(WRITTEN TASK): Set down the lines that begin at the top of the records and end with the line containing "3.85, 3.39, 3.06, 2.78, 2.55, 2.33, 2.12, 2.02, 2.0]", and drop every picture.

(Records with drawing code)
▬▬▬▬▬▬▬▬▬▬
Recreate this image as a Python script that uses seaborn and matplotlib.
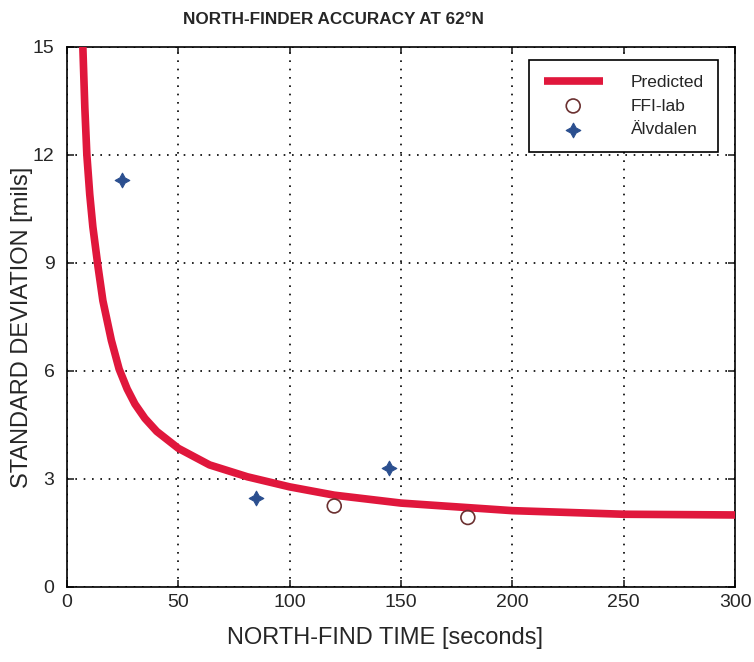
import pandas as pd
import seaborn as sns
import matplotlib.pyplot as plt

# 曲线数据
pred_time = [7.1, 8.0, 8.9, 10.2, 11.6, 13.9, 16.1, 19.9, 23.4, 27, 30.5, 35, 40.3,
             50, 64, 81, 100, 120, 150, 200, 250, 300]
pred_std = [15, 13.3, 12.0, 10.9, 10.0, 8.9, 7.95, 6.85, 6.05, 5.5, 5.08, 4.68, 4.32,
            3.85, 3.39, 3.06, 2.78, 2.55, 2.33, 2.12, 2.02, 2.0]

# 测量点
ffi_time = [120, 180]
ffi_std = [2.25, 1.93]
alv_time = [24.5, 85, 144.5]
alv_std = [11.3, 2.46, 3.3]

x_ticks = [0, 50, 100, 150, 200, 250, 300]
y_ticks = [0, 3, 6, 9, 12, 15]

sns.set_style("ticks")
plt.rcParams['font.family'] = ['Liberation Sans', 'DejaVu Sans']

fig = plt.figure(figsize=(7.54, 6.62), dpi=100)
ax = fig.add_axes([0.0889, 0.1133, 0.886, 0.816])

pred_df = pd.DataFrame({"t": pred_time, "s": pred_std})
sns.lineplot(data=pred_df, x="t", y="s", ax=ax, color="#e0173c", linewidth=5.5,
             label="Predicted", zorder=3, solid_joinstyle="round", solid_capstyle="butt")
sns.scatterplot(x=ffi_time, y=ffi_std, ax=ax, marker="o", s=100, facecolor="none",
                edgecolor="#6b3030", linewidth=1.2, label="FFI-lab", zorder=4)
sns.scatterplot(x=alv_time, y=alv_std, ax=ax, marker=(4, 1, 0), s=110, color="#2b4f8f",
                edgecolor="#2b4f8f", label="Älvdalen", zorder=4)

ax.set_xlim(0, 300)
ax.set_ylim(0, 15)
ax.set_xticks(x_ticks)
ax.set_yticks(y_ticks)
ax.grid(True, linestyle=(0, (1, 4)), color="black", linewidth=1.2)
for sp in ax.spines.values():
    sp.set_visible(True)
    sp.set_color("black")
    sp.set_linewidth(1.2)
ax.tick_params(direction="in", length=5, top=True, right=True, width=1.2, labelsize=14)
ax.tick_params(axis="y", pad=9)
ax.tick_params(axis="x", pad=5)

ax.set_xlabel("")
ax.set_ylabel("")
fig.text(0.511, 0.036, "NORTH-FIND TIME [seconds]", ha="center", va="center", fontsize=17)
fig.text(0.029, 0.505, "STANDARD DEVIATION [mils]", ha="center", va="center", fontsize=17,
         rotation=90)
fig.text(0.4416, 0.971, "NORTH-FINDER ACCURACY AT 62°N", ha="center", va="center",
         fontsize=12.3, fontweight="bold")

leg = ax.legend(loc="upper right", bbox_to_anchor=(0.975, 0.976), fontsize=12.5,
                frameon=True, fancybox=False, edgecolor="black", framealpha=1,
                handlelength=3.4, handletextpad=1.6, borderpad=0.85, labelspacing=0.5,
                borderaxespad=0)
leg.get_frame().set_linewidth(1.2)

plt.savefig("out.png", dpi=100)
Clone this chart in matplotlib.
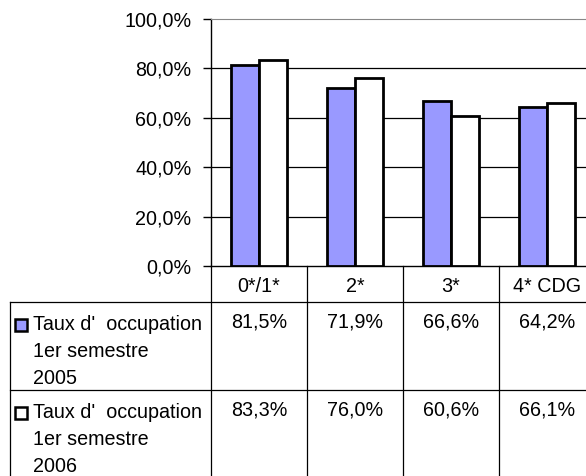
import matplotlib
matplotlib.use("Agg")
import matplotlib.pyplot as plt
from matplotlib.lines import Line2D
import numpy as np

categories = ["0*/1*", "2*", "3*", "4* CDG"]
series_names = ["Taux d'  occupation\n1er semestre\n2005",
                "Taux d'  occupation\n1er semestre\n2006"]
values_2005 = [81.5, 71.9, 66.6, 64.2]
values_2006 = [83.3, 76.0, 60.6, 66.1]
yticks = [0, 20, 40, 60, 80, 100]

W, H = 586, 476
fig = plt.figure(figsize=(W / 100, H / 100), dpi=100)
plt.rcParams['font.family'] = ['Liberation Sans', 'DejaVu Sans']
FS = 14.2

def fx(x):
    return x / W

def fy(y):
    return 1 - y / H

# axes in pixel coordinates
L, R, T, B = 211, 595, 19, 266
ax = fig.add_axes([fx(L), fy(B), (R - L) / W, (B - T) / H])
ax.set_xlim(0, len(categories))
ax.set_ylim(0, 100)

x = np.arange(len(categories)) + 0.5
bw = 0.29
ax.bar(x - bw / 2, values_2005, width=bw, color="#9999FF", edgecolor="black", linewidth=2, zorder=3)
ax.bar(x + bw / 2, values_2006, width=bw, color="white", edgecolor="black", linewidth=2, zorder=3)

for v in yticks[1:-1]:
    ax.axhline(v, color="black", linewidth=0.9, zorder=1)
ax.set_yticks(yticks)
ax.set_yticklabels([f"{v:.1f}%".replace(".", ",") for v in yticks], fontsize=FS)
ax.tick_params(axis="y", length=6, width=1, pad=8, direction="out")
ax.set_xticks([])
ax.spines["top"].set_color("#888888")
ax.spines["right"].set_visible(False)
ax.spines["left"].set_linewidth(1)
ax.spines["bottom"].set_linewidth(1)

# table lines
def line(x0, y0, x1, y1):
    fig.add_artist(Line2D([fx(x0), fx(x1)], [fy(y0), fy(y1)], color="black", linewidth=0.9))

colw = (R - L) / len(categories)
for i in range(len(categories) + 1):
    xx = L + i * colw
    line(xx, B, xx, H + 2)
line(10, 302, R, 302)
line(10, 390, R, 390)
line(10, 302, 10, H + 2)

# category labels
for i, c in enumerate(categories):
    fig.text(fx(L + (i + 0.5) * colw), fy(292), c, ha="center", va="baseline", fontsize=FS)

# rows
row_top = [302, 390]
colors = ["#9999FF", "white"]
for r, (name, vals) in enumerate(zip(series_names, [values_2005, values_2006])):
    y0 = row_top[r]
    lines = name.split("\n")
    for k, t in enumerate(lines):
        fig.text(fx(33), fy(y0 + 28 + k * 27), t, ha="left", va="baseline", fontsize=FS)
    fig.add_artist(plt.Rectangle((fx(15), fy(y0 + 29)), 12 / W, 12 / H, facecolor=colors[r],
                                 edgecolor="black", linewidth=1.8, transform=fig.transFigure))
    for i, v in enumerate(vals):
        fig.text(fx(L + (i + 0.5) * colw), fy(y0 + 25), f"{v:.1f}%".replace(".", ","),
                 ha="center", va="baseline", fontsize=FS)

fig.savefig("out.png", dpi=100)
▬▬▬▬▬▬▬▬▬▬
(EXERCISE RESULT):
Recreate this image as a Python script that uses seaborn and matplotlib.
import pandas as pd
import seaborn as sns
import matplotlib.pyplot as plt

# 曲线数据
pred_time = [7.1, 8.0, 8.9, 10.2, 11.6, 13.9, 16.1, 19.9, 23.4, 27, 30.5, 35, 40.3,
             50, 64, 81, 100, 120, 150, 200, 250, 300]
pred_std = [15, 13.3, 12.0, 10.9, 10.0, 8.9, 7.95, 6.85, 6.05, 5.5, 5.08, 4.68, 4.32,
            3.85, 3.39, 3.06, 2.78, 2.55, 2.33, 2.12, 2.02, 2.0]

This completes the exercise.